In the 2007-08 academic year tuition will be $27,600 and room and board will be $11,200. Other student fees will cost $1,120. The tuition figure is determined by the offices of finance and admissions and approved by the Board of Trustees.
The increase comes as a result of increasing expenses. “We’re just trying to pay our expenses and provide good quality education for our students,” Marottolo said.
This year tuition is $25,240, room and board is $10,700 and student fees are $1,040. Next year’s increase surpasses past annual increases of roughly seven percent.
Among the factors contributing to the increase in tuition are the rising cost of laboratory supplies, communications equipment, video equipment and other necessary components of a modern university. Part of the cost increase will also go toward paying faculty salaries.
Soaring energy prices are another major factor in the increase. “We have to look at the university as a whole when we’re setting tuition and one of the biggest expenses that we’re facing as a university is the cost of energy,” Marottolo said.
Quinnipiac also determines its cost of admission by evaluating those of a group of 13 similar private colleges in the Northeast. The group includes Villanova University, Fordham University, and Seton Hall University. In the 2006-07 academic year, Quinnipiac’s total cost of admission was seventh most expensive among the group of 13 schools.

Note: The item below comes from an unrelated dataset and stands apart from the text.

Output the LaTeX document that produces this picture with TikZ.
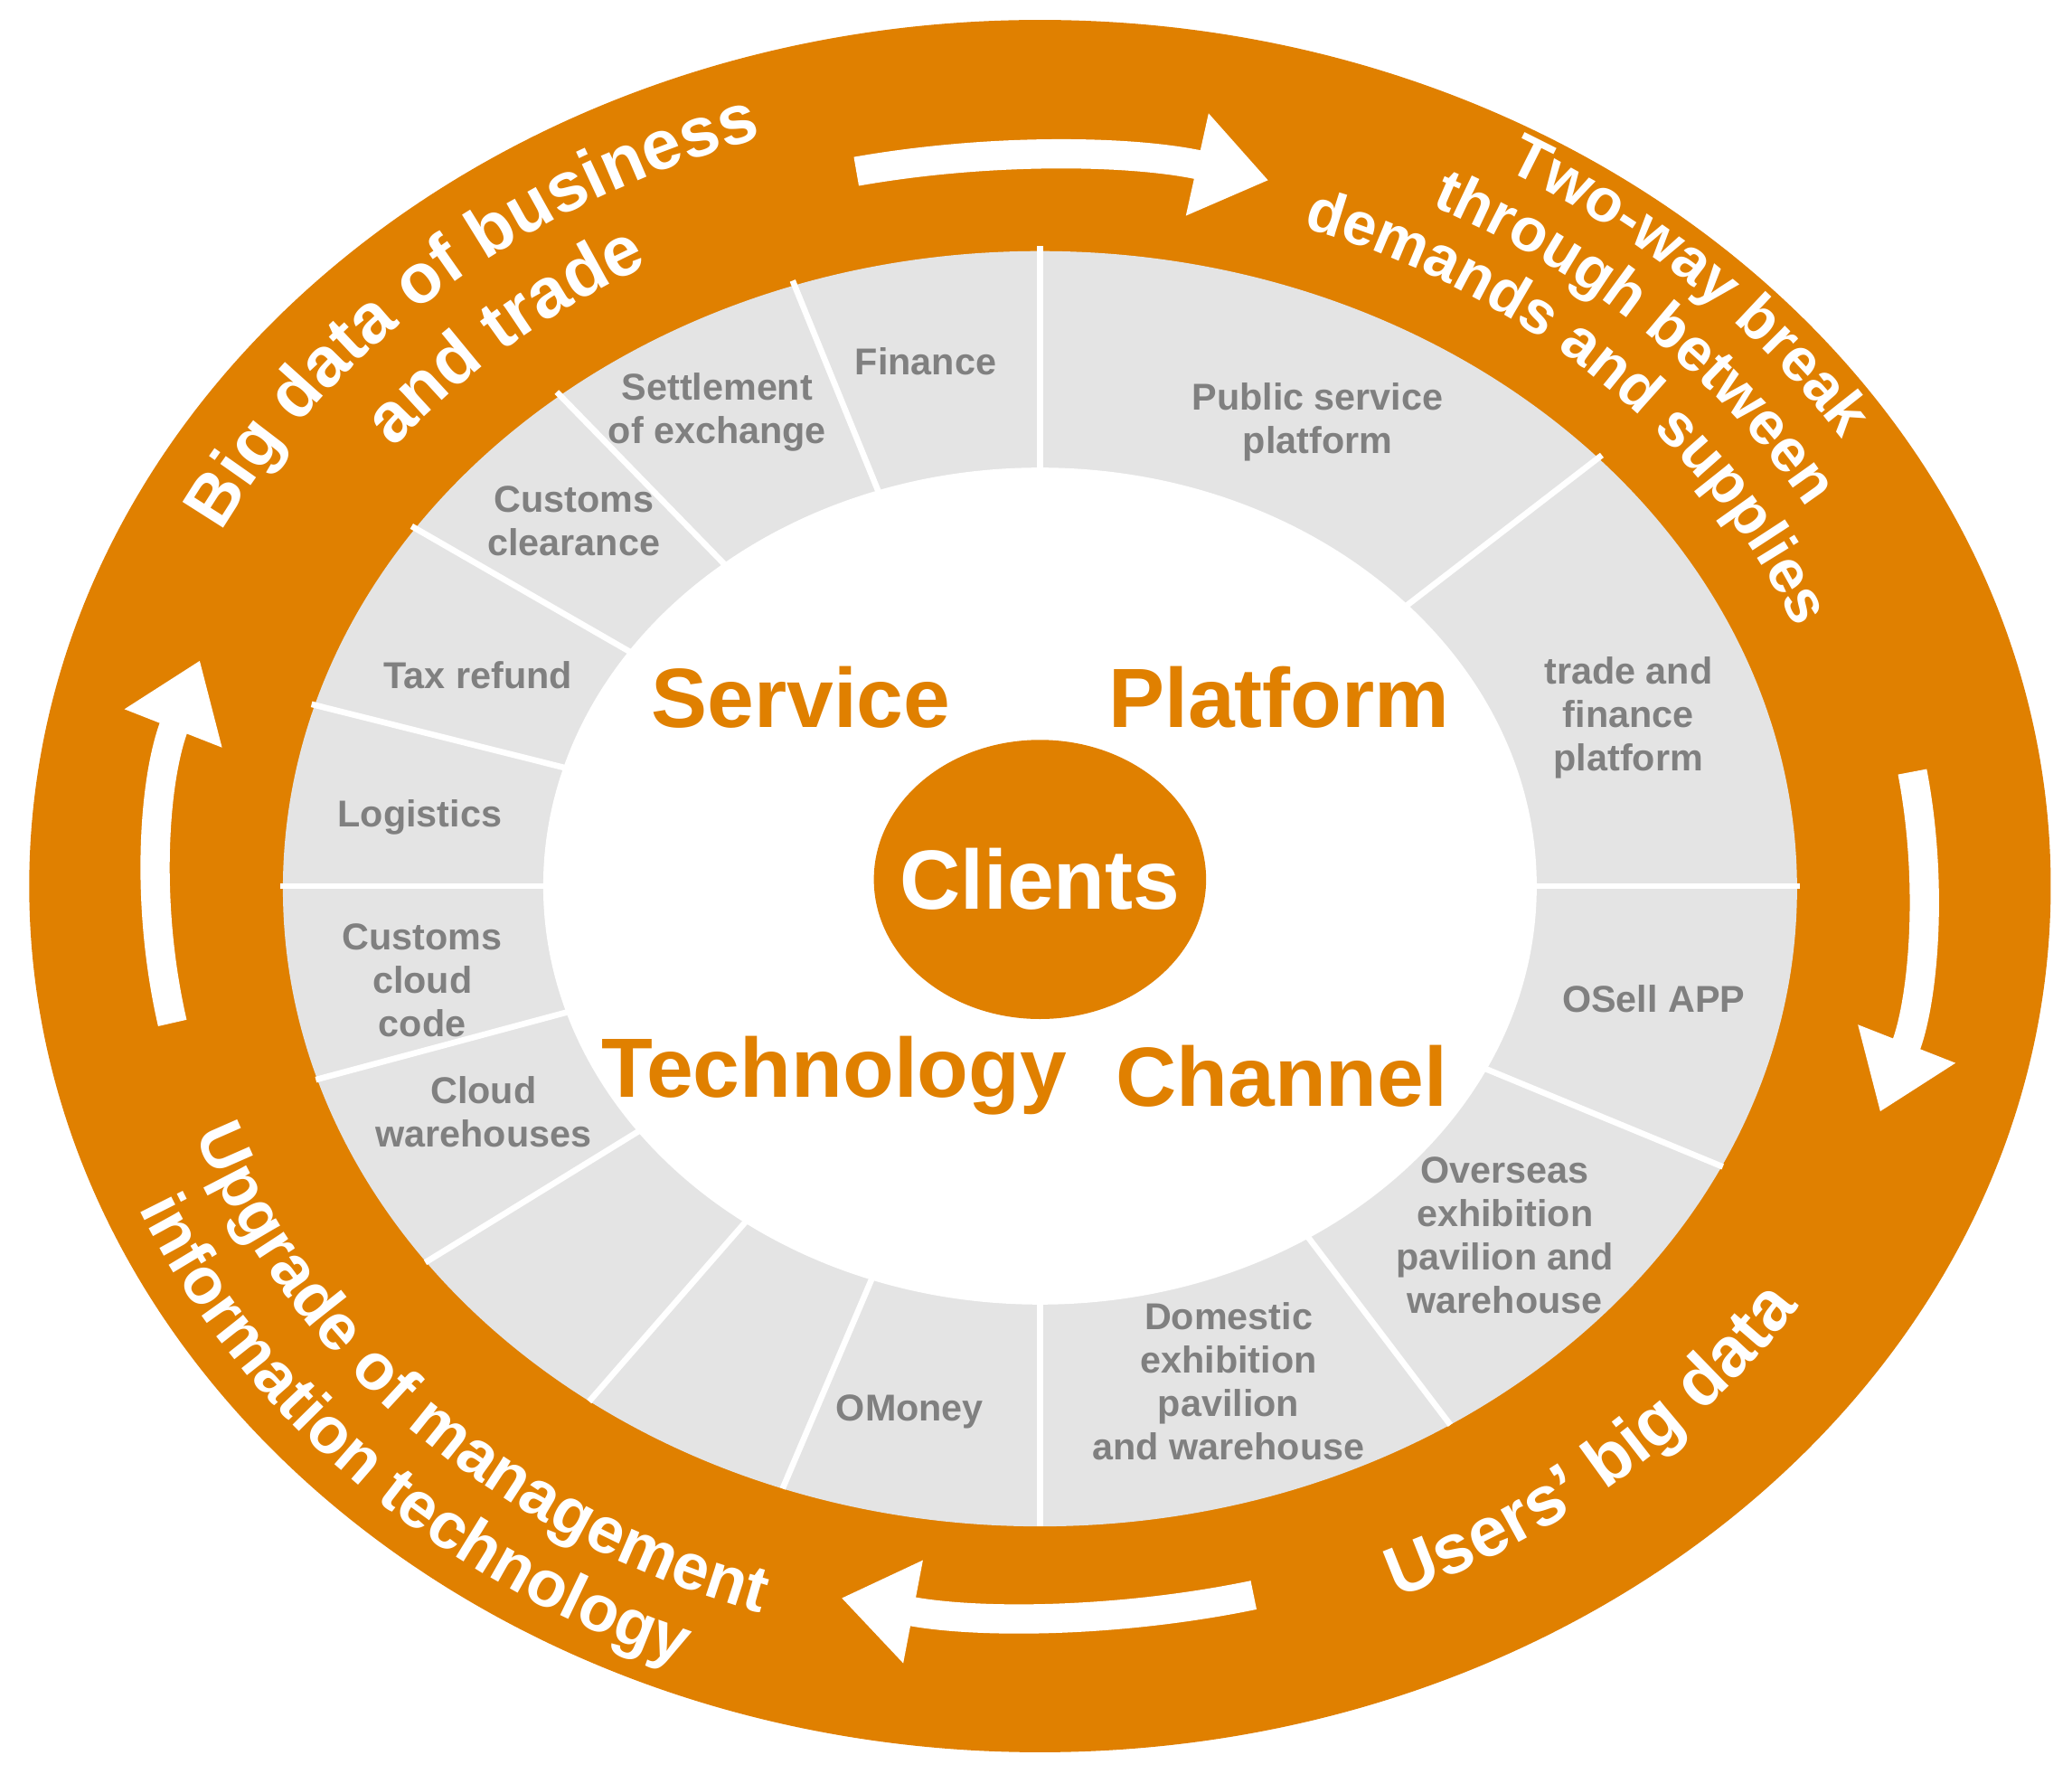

Villanova topped the list at $42,860.
Quinnipiac has no intention of raising its costs to a level comparable to that of higher-priced schools.
Students reacted differently to the tuition increase. “As long as the school is spending money on entertainment aspects such as the stadium, I think it takes away from the true process of having better salaries for teachers and better education for students,” said Jamin Bricker, a senior communications major.
Mary Mongarella, a freshman psychology major, was not pleased with the news of an increase in the cost of attending Quinnipiac. “I think Quinnipiac milks us for all the money we have. Nothing here is cheap,” she said.
Michael Giglietti, a senior accounting major, felt more positively about the tuition increase. “I see where they’re coming from. They’re making the effort to move to a more academic school,” he said.